The Bank’s monetary policy committee (MPC) meets this week before Thursday’s midday announcement, with doubts growing over whether interest rates will rise this year amid calls today for government help to promote growth-stimulating business investment.
All eyes will be on whether the Bank continues to issue hawkish guidance, with markets pricing in a likelihood of around 55 per cent for a hike at the August meeting, according to economists at Natwest, who have abandoned their prediction of an August rise following continued weak data.
The Bank was forced to hold back from a widely expected tightening in May after the UK’s GDP growth slumped to 0.1 per cent in the first three months of the year, far below expectations. Economists will try to gauge how confident the Bank is in its predictions that the first quarter weakness was a one-off.
The Uk economy will not stage a complete bounceback, according to new forecasts to be published today by the British Chambers of Commerce (BCC).

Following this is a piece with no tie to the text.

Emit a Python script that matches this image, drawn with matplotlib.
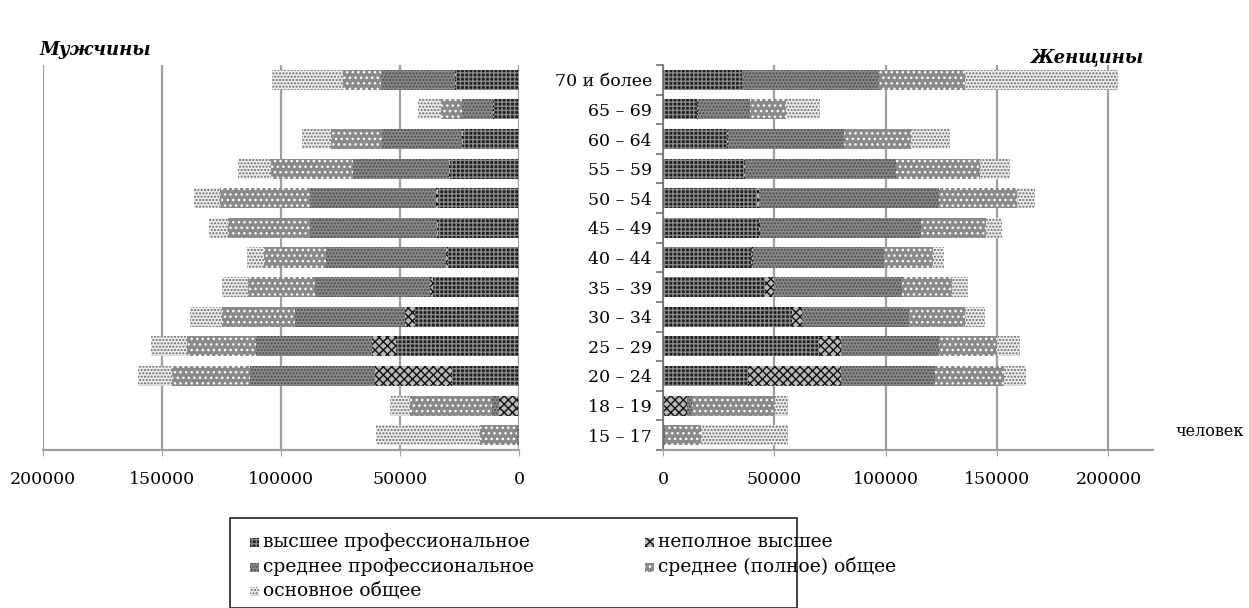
import matplotlib
matplotlib.use("Agg")
import matplotlib.pyplot as plt
import numpy as np
from matplotlib.patches import Rectangle

plt.rcParams['font.family'] = ['DejaVu Serif', 'Liberation Serif']
plt.rcParams['hatch.linewidth'] = 1.0

ages = ['15 – 17', '18 – 19', '20 – 24', '25 – 29', '30 – 34', '35 – 39', '40 – 44',
        '45 – 49', '50 – 54', '55 – 59', '60 – 64', '65 – 69', '70 и более']
series_names = ['высшее профессиональное', 'неполное высшее', 'среднее профессиональное',
                'среднее (полное) общее', 'основное общее']

men_higher = [0, 500, 28000, 51500, 43800, 36100, 29800, 34000, 34000, 29100, 23500, 10600, 26600]
men_incomplete = [0, 8000, 32600, 10100, 4200, 1500, 1000, 600, 800, 500, 300, 300, 500]
men_sec_prof = [1000, 3000, 52500, 48700, 46200, 48300, 50400, 53200, 52900, 40300, 33600, 12900, 30700]
men_sec_full = [15500, 34500, 32900, 29400, 30800, 28000, 25900, 34300, 37800, 34300, 21700, 9100, 16000]
men_basic = [43400, 8400, 14000, 15100, 13300, 10800, 7000, 8000, 11200, 14000, 11900, 9700, 29800]

women_higher = [0, 0, 38300, 70000, 58000, 46000, 39300, 43000, 42300, 36300, 28800, 15400, 35300]
women_incomplete = [0, 10900, 41400, 9700, 4500, 3700, 1000, 700, 700, 500, 300, 300, 300]
women_sec_prof = [1000, 2000, 42600, 44100, 47800, 57500, 59000, 72000, 80700, 67600, 52300, 23200, 61600]
women_sec_full = [15900, 37600, 30600, 26200, 25400, 22400, 21700, 29100, 35100, 38100, 29900, 16400, 38600]
women_basic = [39300, 5700, 10000, 10500, 9000, 7500, 5200, 7500, 8200, 13500, 17500, 15400, 68300]

x_ticks = [0, 50000, 100000, 150000, 200000]

styles = [
    dict(facecolor='#1e1e1e', edgecolor='#8a8a8a', hatch='++++'),
    dict(facecolor='#b8b8b8', edgecolor='#111111', hatch='xxxx'),
    dict(facecolor='#8a8a8a', edgecolor='#4a4a4a', hatch='.....'),
    dict(facecolor='#8a8a8a', edgecolor='#ffffff', hatch='...'),
    dict(facecolor='#ededed', edgecolor='#6a6a6a', hatch='.....'),
]

W, H = 1249, 608
fig = plt.figure(figsize=(W / 100, H / 100), dpi=100)

def ax_rect(x0, x1, y0, y1):
    return [x0 / W, 1 - y1 / H, (x1 - x0) / W, (y1 - y0) / H]

axL = fig.add_axes(ax_rect(43, 519, 65, 450))
axR = fig.add_axes(ax_rect(663, 1153, 65, 450))

y = np.arange(len(ages))
bar_h = 0.68

for ax, data in ((axL, [men_higher, men_incomplete, men_sec_prof, men_sec_full, men_basic]),
                 (axR, [women_higher, women_incomplete, women_sec_prof, women_sec_full, women_basic])):
    left = np.zeros(len(ages))
    for vals, st, name in zip(data, styles, series_names):
        v = np.array(vals, dtype=float)
        ax.barh(y, v, left=left, height=bar_h, linewidth=0, label=name, **st)
        left += v
    ax.set_ylim(-0.5, len(ages) - 0.5)
    ax.set_xticks(x_ticks)
    ax.set_xticklabels([str(t) for t in x_ticks], fontsize=12.5)
    ax.xaxis.grid(True, color='#a0a0a0', linewidth=1.6)
    ax.set_axisbelow(True)
    for s in ('top', 'right'):
        ax.spines[s].set_visible(False)
    ax.spines['bottom'].set_color('#a0a0a0')
    ax.spines['bottom'].set_linewidth(1.6)
    ax.tick_params(axis='x', length=4, color='#a0a0a0', pad=11)

axL.set_xlim(200000, 0)
axL.spines['left'].set_visible(False)
axL.set_yticks([])

axR.set_xlim(0, 220000)
axR.spines['left'].set_color('#707070')
axR.spines['left'].set_linewidth(1.2)
axR.set_yticks(y)
axR.set_yticklabels(ages, fontsize=12.5)
axR.set_yticks(np.arange(-0.5, len(ages), 1.0), minor=True)
axR.tick_params(axis='y', which='major', length=0, pad=8)
axR.tick_params(axis='y', which='minor', length=5, color='#707070', width=1.2)

fig.text(40 / W, 1 - 50 / H, 'Мужчины', fontsize=13, fontweight='bold', fontstyle='italic',
         ha='left', va='center')
fig.text(1030 / W, 1 - 57 / H, 'Женщины', fontsize=13, fontweight='bold', fontstyle='italic',
         ha='left', va='center')
fig.text(1175 / W, 1 - 432 / H, 'человек', fontsize=11.5, ha='left', va='center')

# legend box
fig.patches.append(Rectangle((230 / W, 0), (797 - 230) / W, 1 - 518 / H,
                             transform=fig.transFigure, fill=False, edgecolor='#222222',
                             linewidth=1.2))
order = [(0, 250, 542), (1, 645, 542), (2, 250, 567), (3, 645, 567), (4, 250, 591)]
for idx, px, py in order:
    st = styles[idx]
    fig.patches.append(Rectangle((px / W, 1 - (py + 4.5) / H), 9 / W, 9 / H,
                                 transform=fig.transFigure, linewidth=0, **st))
    fig.text((px + 13) / W, 1 - py / H, series_names[idx], fontsize=13.5, ha='left', va='center')

fig.savefig('out.png', dpi=100)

The business group will today cut its UK GDP forecast to 1.3 per cent for the whole of 2018, which would make this year the weakest since the height of the global financial crisis.
Adam Marshall, the BCC’s director general, told City A.M. the government must “do everything in its power to crowd in investment” at a time when uncertainty is causing some firms to hold back.
“A lot of small businesses are continuing to invest, but a lot of medium-sized and larger businesses have paused investment,” he said. Measures to boost business investment could include changes to the capital investment allowances used by firms or spending on improved internet connectivity.
Businesses are suffering from “Brexititis” – a mixture of uncertainty over future trade and fatigue with trying to follow the political process of leaving the EU – while craving attention for other issues, Marshall said.
The “number one priority is the people agenda”, he said, with “skills gaps at every level” causing issues for businesses.
The government has introduced the apprenticeship levy on larger firms in part to try to address the gaps in training, but problems remain with the scheme, Marshall said. Firms have had difficulties in claiming the money to train staff and cannot pass it on to firms in their supply chain, while in some areas there is a lack of training providers to whom businesses can turn.